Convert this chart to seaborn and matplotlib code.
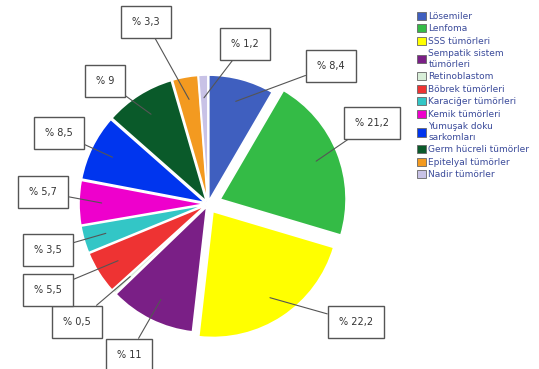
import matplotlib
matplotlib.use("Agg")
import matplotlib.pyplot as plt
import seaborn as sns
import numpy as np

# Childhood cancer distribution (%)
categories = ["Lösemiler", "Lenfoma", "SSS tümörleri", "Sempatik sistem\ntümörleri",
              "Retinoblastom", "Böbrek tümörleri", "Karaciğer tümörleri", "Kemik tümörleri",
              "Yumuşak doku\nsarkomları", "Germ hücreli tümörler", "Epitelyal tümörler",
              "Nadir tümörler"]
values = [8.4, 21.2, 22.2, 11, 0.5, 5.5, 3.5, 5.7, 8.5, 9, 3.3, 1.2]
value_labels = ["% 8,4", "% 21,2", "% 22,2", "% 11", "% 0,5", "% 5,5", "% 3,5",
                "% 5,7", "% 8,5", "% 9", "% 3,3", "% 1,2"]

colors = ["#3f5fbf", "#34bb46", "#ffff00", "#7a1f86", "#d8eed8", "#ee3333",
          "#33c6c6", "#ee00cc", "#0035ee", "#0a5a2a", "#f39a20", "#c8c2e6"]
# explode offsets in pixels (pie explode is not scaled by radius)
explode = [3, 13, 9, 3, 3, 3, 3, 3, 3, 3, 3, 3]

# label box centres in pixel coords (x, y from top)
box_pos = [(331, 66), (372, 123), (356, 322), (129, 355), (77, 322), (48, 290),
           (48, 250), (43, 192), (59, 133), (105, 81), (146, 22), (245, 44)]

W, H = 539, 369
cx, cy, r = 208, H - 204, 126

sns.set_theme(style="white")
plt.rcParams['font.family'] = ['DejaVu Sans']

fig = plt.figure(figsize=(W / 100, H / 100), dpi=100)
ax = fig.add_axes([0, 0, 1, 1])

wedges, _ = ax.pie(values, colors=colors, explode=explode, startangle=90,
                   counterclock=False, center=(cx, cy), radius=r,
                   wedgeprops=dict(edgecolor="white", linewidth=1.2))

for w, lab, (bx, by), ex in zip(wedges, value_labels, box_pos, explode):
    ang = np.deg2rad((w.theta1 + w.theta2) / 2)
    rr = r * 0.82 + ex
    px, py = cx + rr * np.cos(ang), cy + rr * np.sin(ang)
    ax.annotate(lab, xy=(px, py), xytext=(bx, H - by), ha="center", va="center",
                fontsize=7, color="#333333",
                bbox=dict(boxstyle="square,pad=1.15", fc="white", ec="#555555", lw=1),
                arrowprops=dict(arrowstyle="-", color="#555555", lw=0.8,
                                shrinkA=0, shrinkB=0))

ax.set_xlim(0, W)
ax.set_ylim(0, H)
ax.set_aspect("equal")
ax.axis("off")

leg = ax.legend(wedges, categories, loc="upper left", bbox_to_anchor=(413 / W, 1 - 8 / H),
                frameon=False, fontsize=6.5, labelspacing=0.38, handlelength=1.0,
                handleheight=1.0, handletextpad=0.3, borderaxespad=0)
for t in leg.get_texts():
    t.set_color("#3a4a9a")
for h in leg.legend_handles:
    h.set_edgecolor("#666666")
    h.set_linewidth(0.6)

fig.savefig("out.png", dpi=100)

_ _ _ _ _

INSTRUCTIONS TO FOLLOW – Repeat exactly and only the lines from the start of the data above through the line that holds "import numpy as np", inclusive. Pictures do not belong in the copy.

EXPECTED OUTPUT –
Convert this chart to seaborn and matplotlib code.
import matplotlib
matplotlib.use("Agg")
import matplotlib.pyplot as plt
import seaborn as sns
import numpy as np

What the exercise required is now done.